◆ Exercise objective: "this" appears in how many lines of the entries? State only the number.

#### Exercise inputs ####

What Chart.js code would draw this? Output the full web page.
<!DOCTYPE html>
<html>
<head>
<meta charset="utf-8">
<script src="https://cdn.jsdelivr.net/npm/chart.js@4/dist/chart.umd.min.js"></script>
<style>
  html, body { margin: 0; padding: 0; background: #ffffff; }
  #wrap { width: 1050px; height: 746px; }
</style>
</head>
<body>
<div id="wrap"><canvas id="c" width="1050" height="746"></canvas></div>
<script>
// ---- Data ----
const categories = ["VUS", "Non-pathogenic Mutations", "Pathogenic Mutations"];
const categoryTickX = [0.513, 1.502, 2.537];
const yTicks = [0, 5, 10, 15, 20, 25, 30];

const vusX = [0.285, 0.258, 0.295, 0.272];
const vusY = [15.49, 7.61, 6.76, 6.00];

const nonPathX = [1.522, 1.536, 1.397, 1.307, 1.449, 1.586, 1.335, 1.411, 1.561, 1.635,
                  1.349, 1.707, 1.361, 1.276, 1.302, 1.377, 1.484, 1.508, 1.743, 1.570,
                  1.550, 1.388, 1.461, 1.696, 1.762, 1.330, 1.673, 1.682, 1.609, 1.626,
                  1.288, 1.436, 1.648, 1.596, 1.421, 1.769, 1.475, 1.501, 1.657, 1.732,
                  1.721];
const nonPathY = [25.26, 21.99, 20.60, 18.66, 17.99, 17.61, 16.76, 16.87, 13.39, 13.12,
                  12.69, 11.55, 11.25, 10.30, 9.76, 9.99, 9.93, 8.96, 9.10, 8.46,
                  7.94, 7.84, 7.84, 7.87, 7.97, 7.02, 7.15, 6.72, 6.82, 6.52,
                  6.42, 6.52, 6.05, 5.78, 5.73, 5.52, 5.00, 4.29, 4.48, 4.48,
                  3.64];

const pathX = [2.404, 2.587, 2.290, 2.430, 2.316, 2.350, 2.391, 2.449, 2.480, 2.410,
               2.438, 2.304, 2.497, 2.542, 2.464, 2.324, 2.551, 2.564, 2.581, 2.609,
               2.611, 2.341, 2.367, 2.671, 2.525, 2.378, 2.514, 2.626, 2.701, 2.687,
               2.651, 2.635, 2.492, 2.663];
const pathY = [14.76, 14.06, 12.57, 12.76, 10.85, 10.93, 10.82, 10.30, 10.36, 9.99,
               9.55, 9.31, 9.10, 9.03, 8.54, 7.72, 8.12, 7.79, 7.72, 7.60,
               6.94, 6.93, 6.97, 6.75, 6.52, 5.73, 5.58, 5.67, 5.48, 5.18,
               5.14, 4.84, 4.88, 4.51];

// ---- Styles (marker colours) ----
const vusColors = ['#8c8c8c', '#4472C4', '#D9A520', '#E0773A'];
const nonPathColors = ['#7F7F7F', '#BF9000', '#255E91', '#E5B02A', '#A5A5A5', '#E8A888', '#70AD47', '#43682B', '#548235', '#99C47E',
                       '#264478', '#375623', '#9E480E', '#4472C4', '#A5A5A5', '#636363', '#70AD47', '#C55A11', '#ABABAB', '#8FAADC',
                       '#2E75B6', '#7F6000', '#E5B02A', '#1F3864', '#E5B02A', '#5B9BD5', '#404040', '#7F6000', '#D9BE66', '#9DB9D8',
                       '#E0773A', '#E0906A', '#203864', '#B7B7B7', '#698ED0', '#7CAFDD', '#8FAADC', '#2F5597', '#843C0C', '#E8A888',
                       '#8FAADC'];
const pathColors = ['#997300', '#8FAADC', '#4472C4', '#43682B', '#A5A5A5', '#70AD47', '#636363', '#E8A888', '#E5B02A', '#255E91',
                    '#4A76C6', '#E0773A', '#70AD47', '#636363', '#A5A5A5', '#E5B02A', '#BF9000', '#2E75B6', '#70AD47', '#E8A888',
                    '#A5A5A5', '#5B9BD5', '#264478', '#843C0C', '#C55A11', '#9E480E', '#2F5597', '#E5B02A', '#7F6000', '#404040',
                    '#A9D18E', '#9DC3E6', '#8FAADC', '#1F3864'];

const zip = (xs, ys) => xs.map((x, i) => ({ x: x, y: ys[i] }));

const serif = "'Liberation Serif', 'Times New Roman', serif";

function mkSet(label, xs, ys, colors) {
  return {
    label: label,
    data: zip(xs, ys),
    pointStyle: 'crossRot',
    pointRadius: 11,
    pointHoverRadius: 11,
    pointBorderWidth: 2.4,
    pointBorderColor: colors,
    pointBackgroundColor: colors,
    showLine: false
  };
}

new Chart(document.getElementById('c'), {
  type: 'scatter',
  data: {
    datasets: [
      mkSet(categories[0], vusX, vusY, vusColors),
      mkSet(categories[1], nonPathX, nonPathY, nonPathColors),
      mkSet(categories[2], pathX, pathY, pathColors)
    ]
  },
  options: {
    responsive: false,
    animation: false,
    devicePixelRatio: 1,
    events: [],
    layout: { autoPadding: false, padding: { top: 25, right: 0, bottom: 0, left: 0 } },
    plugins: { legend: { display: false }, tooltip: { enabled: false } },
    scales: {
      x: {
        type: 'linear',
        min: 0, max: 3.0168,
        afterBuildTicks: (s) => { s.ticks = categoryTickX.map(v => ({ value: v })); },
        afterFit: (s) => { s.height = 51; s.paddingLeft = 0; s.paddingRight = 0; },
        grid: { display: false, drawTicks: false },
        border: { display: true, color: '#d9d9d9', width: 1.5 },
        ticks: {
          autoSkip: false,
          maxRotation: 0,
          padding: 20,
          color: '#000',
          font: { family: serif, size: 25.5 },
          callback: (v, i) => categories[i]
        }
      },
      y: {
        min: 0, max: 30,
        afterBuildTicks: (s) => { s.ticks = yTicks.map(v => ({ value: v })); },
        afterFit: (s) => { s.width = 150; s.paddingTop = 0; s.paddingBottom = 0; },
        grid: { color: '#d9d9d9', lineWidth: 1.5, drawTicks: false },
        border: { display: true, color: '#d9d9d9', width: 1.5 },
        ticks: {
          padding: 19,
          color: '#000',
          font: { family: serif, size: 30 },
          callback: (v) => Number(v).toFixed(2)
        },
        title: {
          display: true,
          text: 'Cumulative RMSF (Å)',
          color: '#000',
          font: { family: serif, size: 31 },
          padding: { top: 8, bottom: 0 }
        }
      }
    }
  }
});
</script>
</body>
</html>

####
#### Exercise inputs ####

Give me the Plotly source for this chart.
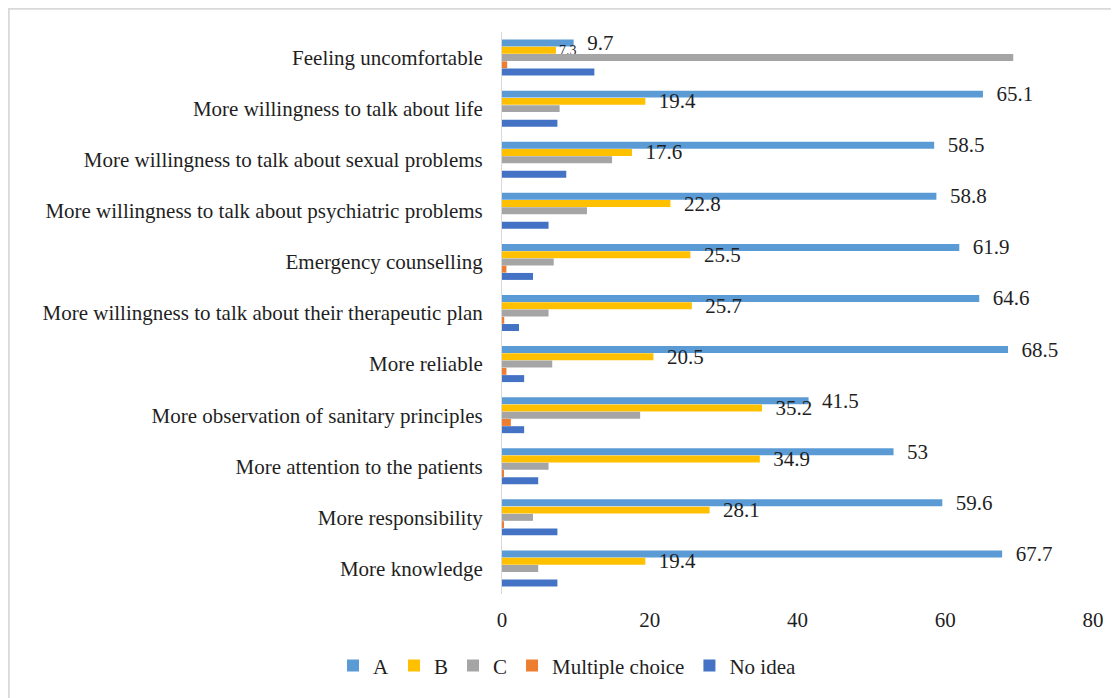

####
#### Exercise inputs ####

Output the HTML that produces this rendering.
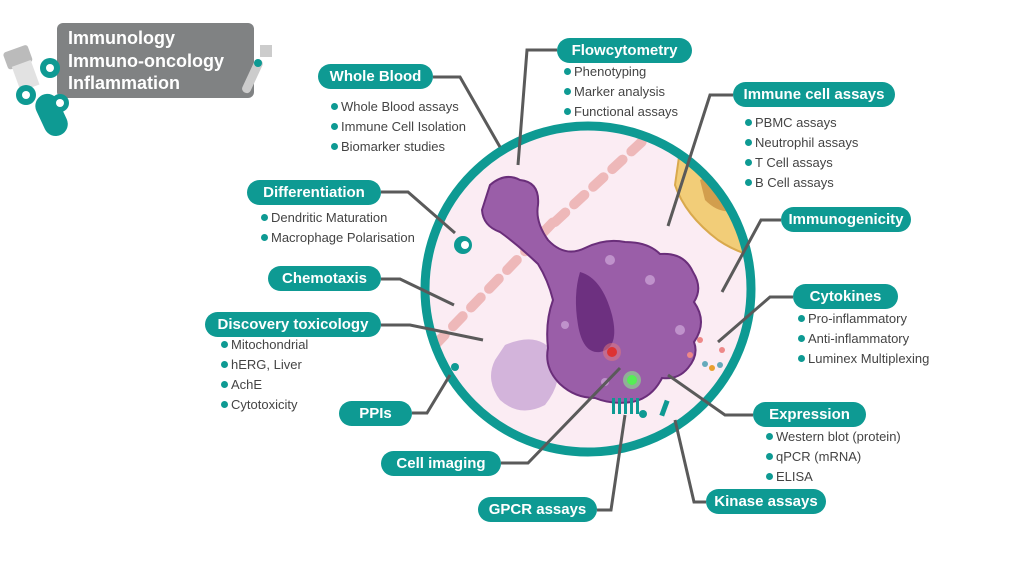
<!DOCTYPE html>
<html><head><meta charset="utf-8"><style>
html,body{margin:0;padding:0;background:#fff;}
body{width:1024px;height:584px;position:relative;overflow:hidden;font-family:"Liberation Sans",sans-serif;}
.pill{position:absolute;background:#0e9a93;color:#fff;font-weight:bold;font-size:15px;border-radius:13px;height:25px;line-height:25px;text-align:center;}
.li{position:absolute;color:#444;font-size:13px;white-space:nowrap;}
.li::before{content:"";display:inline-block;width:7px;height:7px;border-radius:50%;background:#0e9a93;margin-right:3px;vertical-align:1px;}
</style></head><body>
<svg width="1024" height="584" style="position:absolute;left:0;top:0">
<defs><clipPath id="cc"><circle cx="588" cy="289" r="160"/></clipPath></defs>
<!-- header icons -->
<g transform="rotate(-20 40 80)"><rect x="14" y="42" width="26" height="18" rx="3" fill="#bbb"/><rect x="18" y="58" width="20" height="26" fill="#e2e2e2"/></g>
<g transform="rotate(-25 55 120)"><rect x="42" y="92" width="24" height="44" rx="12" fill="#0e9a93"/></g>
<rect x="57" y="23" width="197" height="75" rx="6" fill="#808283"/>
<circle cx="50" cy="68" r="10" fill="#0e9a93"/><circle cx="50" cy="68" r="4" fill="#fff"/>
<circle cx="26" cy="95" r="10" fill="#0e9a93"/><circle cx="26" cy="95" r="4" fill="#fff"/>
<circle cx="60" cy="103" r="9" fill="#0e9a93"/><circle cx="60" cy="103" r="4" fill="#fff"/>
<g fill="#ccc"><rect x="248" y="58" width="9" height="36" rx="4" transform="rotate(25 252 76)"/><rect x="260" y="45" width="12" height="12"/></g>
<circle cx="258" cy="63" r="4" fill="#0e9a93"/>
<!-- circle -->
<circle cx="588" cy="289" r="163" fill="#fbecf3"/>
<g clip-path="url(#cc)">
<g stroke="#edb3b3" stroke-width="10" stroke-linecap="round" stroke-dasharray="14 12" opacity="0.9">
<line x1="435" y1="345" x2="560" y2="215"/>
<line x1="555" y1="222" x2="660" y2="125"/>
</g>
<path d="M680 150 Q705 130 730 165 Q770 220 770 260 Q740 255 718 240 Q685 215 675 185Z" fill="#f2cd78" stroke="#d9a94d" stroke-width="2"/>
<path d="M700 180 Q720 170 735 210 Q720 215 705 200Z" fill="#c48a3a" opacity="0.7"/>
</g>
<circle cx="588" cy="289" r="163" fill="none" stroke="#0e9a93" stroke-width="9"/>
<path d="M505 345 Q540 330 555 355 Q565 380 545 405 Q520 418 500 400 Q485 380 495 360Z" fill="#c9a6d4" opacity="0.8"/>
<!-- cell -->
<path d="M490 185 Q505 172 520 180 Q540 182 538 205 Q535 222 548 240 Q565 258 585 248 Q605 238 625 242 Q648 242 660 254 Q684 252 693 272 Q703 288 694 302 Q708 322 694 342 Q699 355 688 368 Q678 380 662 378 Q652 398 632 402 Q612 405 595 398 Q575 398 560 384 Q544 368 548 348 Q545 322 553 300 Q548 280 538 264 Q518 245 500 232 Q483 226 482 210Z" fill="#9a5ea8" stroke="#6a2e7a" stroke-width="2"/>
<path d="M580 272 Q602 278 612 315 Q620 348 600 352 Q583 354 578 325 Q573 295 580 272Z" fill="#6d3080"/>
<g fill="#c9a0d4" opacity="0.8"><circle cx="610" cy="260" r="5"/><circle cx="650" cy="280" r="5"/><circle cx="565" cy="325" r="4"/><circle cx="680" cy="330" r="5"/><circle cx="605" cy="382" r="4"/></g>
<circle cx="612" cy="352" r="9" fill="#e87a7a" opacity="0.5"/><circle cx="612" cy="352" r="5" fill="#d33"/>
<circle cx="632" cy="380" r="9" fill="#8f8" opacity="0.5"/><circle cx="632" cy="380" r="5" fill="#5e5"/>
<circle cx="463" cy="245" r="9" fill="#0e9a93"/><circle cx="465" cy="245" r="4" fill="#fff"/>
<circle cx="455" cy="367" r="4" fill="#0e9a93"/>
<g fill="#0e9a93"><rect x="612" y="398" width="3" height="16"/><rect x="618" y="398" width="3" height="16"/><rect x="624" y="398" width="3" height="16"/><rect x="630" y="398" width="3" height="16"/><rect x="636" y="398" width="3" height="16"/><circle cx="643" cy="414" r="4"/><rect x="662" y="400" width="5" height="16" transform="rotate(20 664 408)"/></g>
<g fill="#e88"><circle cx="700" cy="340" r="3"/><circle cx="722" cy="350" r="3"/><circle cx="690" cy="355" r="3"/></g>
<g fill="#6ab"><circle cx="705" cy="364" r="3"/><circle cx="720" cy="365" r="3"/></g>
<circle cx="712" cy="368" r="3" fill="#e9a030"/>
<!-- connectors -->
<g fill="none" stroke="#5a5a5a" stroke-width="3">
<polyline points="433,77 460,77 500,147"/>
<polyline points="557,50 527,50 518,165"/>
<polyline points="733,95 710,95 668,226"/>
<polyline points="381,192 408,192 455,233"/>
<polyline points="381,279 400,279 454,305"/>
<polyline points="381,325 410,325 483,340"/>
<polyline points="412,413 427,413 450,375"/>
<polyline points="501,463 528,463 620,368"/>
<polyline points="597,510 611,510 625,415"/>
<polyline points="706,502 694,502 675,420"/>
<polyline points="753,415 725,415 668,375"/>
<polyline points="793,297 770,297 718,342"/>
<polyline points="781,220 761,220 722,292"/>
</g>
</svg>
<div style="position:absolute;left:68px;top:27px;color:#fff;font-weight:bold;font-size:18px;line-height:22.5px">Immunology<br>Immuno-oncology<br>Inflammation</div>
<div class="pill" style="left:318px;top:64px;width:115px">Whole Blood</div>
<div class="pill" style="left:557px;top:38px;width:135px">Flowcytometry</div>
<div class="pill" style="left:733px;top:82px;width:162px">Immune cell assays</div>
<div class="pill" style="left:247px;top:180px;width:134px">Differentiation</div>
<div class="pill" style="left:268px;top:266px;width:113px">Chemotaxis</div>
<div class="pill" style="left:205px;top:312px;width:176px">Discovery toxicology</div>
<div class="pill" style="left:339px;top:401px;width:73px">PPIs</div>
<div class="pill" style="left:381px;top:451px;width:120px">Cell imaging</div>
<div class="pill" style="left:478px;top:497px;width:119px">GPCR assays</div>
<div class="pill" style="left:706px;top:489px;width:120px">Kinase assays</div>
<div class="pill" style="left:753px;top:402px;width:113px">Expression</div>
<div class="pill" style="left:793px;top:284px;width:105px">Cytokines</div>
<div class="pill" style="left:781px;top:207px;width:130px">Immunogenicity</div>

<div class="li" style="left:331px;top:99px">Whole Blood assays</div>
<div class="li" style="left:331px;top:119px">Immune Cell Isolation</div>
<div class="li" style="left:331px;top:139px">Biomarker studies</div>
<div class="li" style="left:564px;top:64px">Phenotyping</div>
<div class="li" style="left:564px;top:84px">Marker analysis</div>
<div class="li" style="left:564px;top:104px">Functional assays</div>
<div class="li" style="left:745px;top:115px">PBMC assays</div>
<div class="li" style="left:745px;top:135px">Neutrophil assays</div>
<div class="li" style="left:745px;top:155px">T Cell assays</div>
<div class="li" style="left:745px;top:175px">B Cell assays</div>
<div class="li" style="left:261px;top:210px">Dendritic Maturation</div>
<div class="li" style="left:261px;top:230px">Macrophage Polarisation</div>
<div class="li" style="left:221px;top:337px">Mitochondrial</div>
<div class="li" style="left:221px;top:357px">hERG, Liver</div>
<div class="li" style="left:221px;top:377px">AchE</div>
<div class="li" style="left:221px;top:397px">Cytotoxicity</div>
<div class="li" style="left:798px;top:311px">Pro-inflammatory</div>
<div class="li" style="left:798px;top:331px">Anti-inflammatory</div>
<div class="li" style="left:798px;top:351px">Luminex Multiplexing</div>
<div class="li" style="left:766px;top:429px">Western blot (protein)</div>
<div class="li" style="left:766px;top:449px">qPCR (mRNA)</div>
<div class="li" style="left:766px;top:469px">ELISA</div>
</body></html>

####

◆ Written solution: 3